Nepal received roughly US$1.60 billion in Official Development Assistance in fiscal year 2024/25 (BS 2081/82). Annual totals fluctuate: disbursement peaked near US$1.70 billion in FY 2020/21, dropped to about US$1 billion in FY 2021/22, and has since recovered. Loans make up about two-thirds of the total, grants a little over a fifth, and technical assistance the rest.

What does the World Bank do in Nepal?+

The World Bank is Nepal's largest donor, lending mostly through the concessional International Development Association (IDA). As of early 2026 its active portfolio was around 22 operations worth about US$2.3 billion, covering transport, energy, education, health, agriculture, water, urban governance and public financial management. Most of its support is credit rather than grant.

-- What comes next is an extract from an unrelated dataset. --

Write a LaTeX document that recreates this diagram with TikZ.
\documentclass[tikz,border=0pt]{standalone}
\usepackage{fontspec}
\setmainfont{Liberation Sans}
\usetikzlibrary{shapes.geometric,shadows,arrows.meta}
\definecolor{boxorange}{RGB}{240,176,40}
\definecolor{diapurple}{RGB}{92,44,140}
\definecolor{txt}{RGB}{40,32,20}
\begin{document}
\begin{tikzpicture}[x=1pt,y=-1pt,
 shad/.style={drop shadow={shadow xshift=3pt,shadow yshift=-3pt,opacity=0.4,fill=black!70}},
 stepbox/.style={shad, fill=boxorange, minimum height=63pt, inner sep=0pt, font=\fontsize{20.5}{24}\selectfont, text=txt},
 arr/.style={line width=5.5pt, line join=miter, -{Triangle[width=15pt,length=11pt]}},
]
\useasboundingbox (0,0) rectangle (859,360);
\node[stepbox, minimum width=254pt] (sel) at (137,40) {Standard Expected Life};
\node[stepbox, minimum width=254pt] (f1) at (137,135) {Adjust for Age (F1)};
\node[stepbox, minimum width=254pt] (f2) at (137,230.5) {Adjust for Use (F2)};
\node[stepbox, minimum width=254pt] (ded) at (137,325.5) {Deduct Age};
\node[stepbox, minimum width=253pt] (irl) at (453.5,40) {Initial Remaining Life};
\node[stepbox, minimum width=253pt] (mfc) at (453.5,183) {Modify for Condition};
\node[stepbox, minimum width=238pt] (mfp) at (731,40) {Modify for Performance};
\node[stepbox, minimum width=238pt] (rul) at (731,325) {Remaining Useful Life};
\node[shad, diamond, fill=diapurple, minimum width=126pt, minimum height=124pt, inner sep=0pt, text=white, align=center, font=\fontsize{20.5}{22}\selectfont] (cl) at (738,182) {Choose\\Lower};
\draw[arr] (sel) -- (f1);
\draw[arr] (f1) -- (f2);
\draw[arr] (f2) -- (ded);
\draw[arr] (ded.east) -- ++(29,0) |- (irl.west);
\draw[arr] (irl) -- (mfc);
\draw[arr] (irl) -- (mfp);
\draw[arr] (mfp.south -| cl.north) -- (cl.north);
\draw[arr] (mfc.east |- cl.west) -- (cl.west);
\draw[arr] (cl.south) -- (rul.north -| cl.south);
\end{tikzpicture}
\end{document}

What are ADB's main projects in Nepal?+

The Asian Development Bank is Nepal's second-largest donor and a leading infrastructure financier, with cumulative commitments of roughly US$9 billion. ADB concentrates on roads and transport, energy and hydropower, urban water and sanitation, agriculture and irrigation, and education, and it disbursed about US$443 million in FY 2024/25.

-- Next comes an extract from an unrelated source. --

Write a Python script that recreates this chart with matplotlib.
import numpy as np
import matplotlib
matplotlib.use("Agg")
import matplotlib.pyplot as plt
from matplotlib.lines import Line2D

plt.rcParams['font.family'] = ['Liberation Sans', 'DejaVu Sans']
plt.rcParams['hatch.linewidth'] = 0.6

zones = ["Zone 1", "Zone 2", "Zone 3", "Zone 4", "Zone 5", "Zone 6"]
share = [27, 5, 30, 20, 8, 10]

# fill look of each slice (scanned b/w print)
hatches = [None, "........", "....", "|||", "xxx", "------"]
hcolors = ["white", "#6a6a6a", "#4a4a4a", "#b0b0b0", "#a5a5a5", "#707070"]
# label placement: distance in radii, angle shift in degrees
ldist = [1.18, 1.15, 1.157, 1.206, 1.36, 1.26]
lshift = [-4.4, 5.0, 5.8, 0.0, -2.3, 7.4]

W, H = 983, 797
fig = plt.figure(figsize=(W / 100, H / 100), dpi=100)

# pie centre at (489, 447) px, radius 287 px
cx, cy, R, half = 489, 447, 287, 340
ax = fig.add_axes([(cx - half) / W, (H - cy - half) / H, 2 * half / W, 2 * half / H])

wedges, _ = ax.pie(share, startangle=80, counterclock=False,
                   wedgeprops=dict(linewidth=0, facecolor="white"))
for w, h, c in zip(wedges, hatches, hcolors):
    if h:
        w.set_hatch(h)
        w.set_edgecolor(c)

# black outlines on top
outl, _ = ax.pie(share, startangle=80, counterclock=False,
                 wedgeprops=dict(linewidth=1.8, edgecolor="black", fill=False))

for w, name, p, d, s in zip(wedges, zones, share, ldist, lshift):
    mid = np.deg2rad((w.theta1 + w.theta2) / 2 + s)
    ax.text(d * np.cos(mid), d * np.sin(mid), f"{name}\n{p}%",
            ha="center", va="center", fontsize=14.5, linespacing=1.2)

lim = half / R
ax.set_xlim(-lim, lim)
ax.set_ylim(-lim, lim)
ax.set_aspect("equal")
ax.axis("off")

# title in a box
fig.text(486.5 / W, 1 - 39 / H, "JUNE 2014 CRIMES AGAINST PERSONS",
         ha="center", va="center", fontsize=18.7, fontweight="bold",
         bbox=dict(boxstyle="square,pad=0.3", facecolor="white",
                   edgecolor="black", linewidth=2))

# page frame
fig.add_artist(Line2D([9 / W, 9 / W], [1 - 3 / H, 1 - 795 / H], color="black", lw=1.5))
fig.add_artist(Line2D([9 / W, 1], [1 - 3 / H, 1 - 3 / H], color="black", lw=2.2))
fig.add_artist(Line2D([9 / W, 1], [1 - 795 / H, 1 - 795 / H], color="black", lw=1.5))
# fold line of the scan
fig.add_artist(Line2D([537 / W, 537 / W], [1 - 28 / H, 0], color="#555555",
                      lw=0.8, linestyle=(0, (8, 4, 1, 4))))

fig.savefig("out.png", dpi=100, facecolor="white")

What does JICA do in Nepal?+

The Japan International Cooperation Agency (JICA) has supported Nepal since 1978 and disbursed about US$58.3 million in FY 2024/25, making Japan a top-four bilateral donor. JICA works on transport, electric power, water supply, urban environment, agriculture, health and earthquake reconstruction using grant aid, concessional yen loans and technical cooperation.

Is Nepal's foreign aid mostly grants or loans?+

It is now mostly loans. In FY 2024/25 loans made up roughly two-thirds of ODA, grants a little over one-fifth, and technical assistance the remainder. This reflects a long-term shift away from grants, driven largely by concessional lending from the World Bank and ADB, which steadily increases Nepal's external debt-servicing burden.